* _Exercise aim_
Would you quote every entry exactly, dropping only the pictures?

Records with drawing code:
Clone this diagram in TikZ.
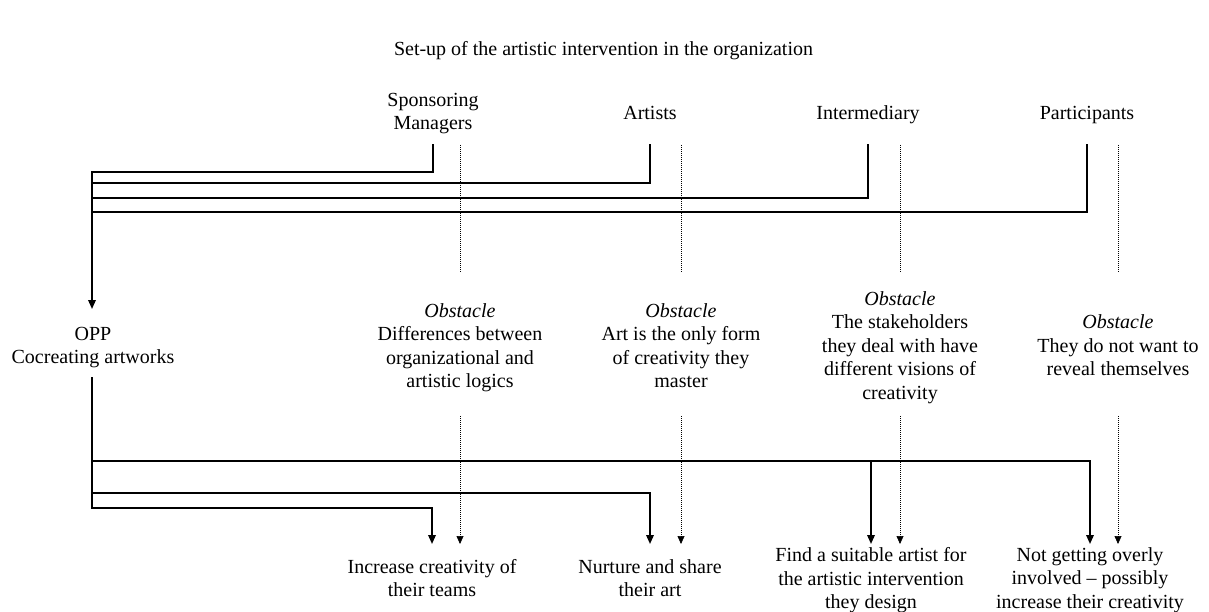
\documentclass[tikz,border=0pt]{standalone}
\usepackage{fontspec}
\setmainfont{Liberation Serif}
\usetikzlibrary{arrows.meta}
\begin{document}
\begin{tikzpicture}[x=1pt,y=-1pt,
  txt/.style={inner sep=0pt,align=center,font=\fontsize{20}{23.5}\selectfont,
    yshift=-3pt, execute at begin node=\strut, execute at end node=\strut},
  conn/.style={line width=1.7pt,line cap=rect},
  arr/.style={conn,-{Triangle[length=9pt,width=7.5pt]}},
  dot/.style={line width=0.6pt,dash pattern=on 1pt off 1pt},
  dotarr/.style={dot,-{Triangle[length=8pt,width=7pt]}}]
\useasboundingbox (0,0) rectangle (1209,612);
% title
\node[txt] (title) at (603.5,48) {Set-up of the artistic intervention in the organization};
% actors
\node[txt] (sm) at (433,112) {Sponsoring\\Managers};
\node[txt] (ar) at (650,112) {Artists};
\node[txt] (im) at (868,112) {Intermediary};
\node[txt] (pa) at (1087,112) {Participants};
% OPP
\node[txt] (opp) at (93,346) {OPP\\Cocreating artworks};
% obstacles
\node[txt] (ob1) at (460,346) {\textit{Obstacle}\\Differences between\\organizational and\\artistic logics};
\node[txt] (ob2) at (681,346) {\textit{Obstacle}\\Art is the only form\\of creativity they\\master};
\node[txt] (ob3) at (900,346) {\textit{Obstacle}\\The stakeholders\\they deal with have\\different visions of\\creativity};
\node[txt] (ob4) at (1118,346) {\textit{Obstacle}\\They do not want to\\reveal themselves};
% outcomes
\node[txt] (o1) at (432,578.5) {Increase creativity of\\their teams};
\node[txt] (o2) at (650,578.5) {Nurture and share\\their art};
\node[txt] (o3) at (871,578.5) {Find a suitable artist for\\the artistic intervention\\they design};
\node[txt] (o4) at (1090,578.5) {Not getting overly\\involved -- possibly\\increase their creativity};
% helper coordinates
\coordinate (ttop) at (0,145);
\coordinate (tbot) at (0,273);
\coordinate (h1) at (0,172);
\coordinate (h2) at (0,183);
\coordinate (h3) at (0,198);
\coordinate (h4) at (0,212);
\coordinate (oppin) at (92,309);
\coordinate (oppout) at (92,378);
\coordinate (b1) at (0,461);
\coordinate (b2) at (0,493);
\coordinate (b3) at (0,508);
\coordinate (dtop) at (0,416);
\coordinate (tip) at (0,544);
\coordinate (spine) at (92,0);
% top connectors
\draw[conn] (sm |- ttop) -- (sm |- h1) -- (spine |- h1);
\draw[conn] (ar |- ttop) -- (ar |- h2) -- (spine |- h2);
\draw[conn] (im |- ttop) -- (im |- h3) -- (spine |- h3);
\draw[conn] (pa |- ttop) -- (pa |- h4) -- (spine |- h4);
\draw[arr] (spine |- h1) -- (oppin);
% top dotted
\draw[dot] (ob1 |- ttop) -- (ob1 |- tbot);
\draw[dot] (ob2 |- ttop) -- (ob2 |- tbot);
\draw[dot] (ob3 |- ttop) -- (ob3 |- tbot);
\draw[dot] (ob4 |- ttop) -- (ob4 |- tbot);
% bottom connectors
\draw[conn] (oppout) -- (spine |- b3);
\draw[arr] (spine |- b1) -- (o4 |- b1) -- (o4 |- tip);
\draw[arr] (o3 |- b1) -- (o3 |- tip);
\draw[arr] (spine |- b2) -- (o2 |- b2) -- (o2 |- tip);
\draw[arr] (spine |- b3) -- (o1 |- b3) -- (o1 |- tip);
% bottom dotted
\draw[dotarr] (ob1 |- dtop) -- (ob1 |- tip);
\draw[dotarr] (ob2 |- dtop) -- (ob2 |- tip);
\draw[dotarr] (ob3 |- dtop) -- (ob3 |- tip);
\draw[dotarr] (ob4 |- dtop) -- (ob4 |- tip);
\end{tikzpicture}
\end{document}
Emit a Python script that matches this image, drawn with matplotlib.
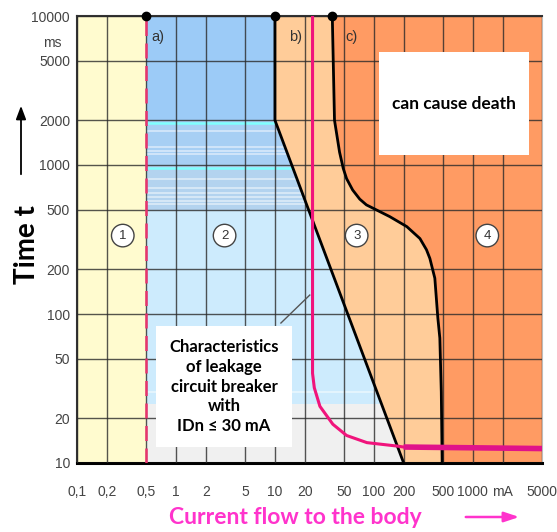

* _Task answer_
Clone this diagram in TikZ.
\documentclass[tikz,border=0pt]{standalone}
\usepackage{fontspec}
\setmainfont{Liberation Serif}
\usetikzlibrary{arrows.meta}
\begin{document}
\begin{tikzpicture}[x=1pt,y=-1pt,
  txt/.style={inner sep=0pt,align=center,font=\fontsize{20}{23.5}\selectfont,
    yshift=-3pt, execute at begin node=\strut, execute at end node=\strut},
  conn/.style={line width=1.7pt,line cap=rect},
  arr/.style={conn,-{Triangle[length=9pt,width=7.5pt]}},
  dot/.style={line width=0.6pt,dash pattern=on 1pt off 1pt},
  dotarr/.style={dot,-{Triangle[length=8pt,width=7pt]}}]
\useasboundingbox (0,0) rectangle (1209,612);
% title
\node[txt] (title) at (603.5,48) {Set-up of the artistic intervention in the organization};
% actors
\node[txt] (sm) at (433,112) {Sponsoring\\Managers};
\node[txt] (ar) at (650,112) {Artists};
\node[txt] (im) at (868,112) {Intermediary};
\node[txt] (pa) at (1087,112) {Participants};
% OPP
\node[txt] (opp) at (93,346) {OPP\\Cocreating artworks};
% obstacles
\node[txt] (ob1) at (460,346) {\textit{Obstacle}\\Differences between\\organizational and\\artistic logics};
\node[txt] (ob2) at (681,346) {\textit{Obstacle}\\Art is the only form\\of creativity they\\master};
\node[txt] (ob3) at (900,346) {\textit{Obstacle}\\The stakeholders\\they deal with have\\different visions of\\creativity};
\node[txt] (ob4) at (1118,346) {\textit{Obstacle}\\They do not want to\\reveal themselves};
% outcomes
\node[txt] (o1) at (432,578.5) {Increase creativity of\\their teams};
\node[txt] (o2) at (650,578.5) {Nurture and share\\their art};
\node[txt] (o3) at (871,578.5) {Find a suitable artist for\\the artistic intervention\\they design};
\node[txt] (o4) at (1090,578.5) {Not getting overly\\involved -- possibly\\increase their creativity};
% helper coordinates
\coordinate (ttop) at (0,145);
\coordinate (tbot) at (0,273);
\coordinate (h1) at (0,172);
\coordinate (h2) at (0,183);
\coordinate (h3) at (0,198);
\coordinate (h4) at (0,212);
\coordinate (oppin) at (92,309);
\coordinate (oppout) at (92,378);
\coordinate (b1) at (0,461);
\coordinate (b2) at (0,493);
\coordinate (b3) at (0,508);
\coordinate (dtop) at (0,416);
\coordinate (tip) at (0,544);
\coordinate (spine) at (92,0);
% top connectors
\draw[conn] (sm |- ttop) -- (sm |- h1) -- (spine |- h1);
\draw[conn] (ar |- ttop) -- (ar |- h2) -- (spine |- h2);
\draw[conn] (im |- ttop) -- (im |- h3) -- (spine |- h3);
\draw[conn] (pa |- ttop) -- (pa |- h4) -- (spine |- h4);
\draw[arr] (spine |- h1) -- (oppin);
% top dotted
\draw[dot] (ob1 |- ttop) -- (ob1 |- tbot);
\draw[dot] (ob2 |- ttop) -- (ob2 |- tbot);
\draw[dot] (ob3 |- ttop) -- (ob3 |- tbot);
\draw[dot] (ob4 |- ttop) -- (ob4 |- tbot);
% bottom connectors
\draw[conn] (oppout) -- (spine |- b3);
\draw[arr] (spine |- b1) -- (o4 |- b1) -- (o4 |- tip);
\draw[arr] (o3 |- b1) -- (o3 |- tip);
\draw[arr] (spine |- b2) -- (o2 |- b2) -- (o2 |- tip);
\draw[arr] (spine |- b3) -- (o1 |- b3) -- (o1 |- tip);
% bottom dotted
\draw[dotarr] (ob1 |- dtop) -- (ob1 |- tip);
\draw[dotarr] (ob2 |- dtop) -- (ob2 |- tip);
\draw[dotarr] (ob3 |- dtop) -- (ob3 |- tip);
\draw[dotarr] (ob4 |- dtop) -- (ob4 |- tip);
\end{tikzpicture}
\end{document}
Emit a Python script that matches this image, drawn with matplotlib.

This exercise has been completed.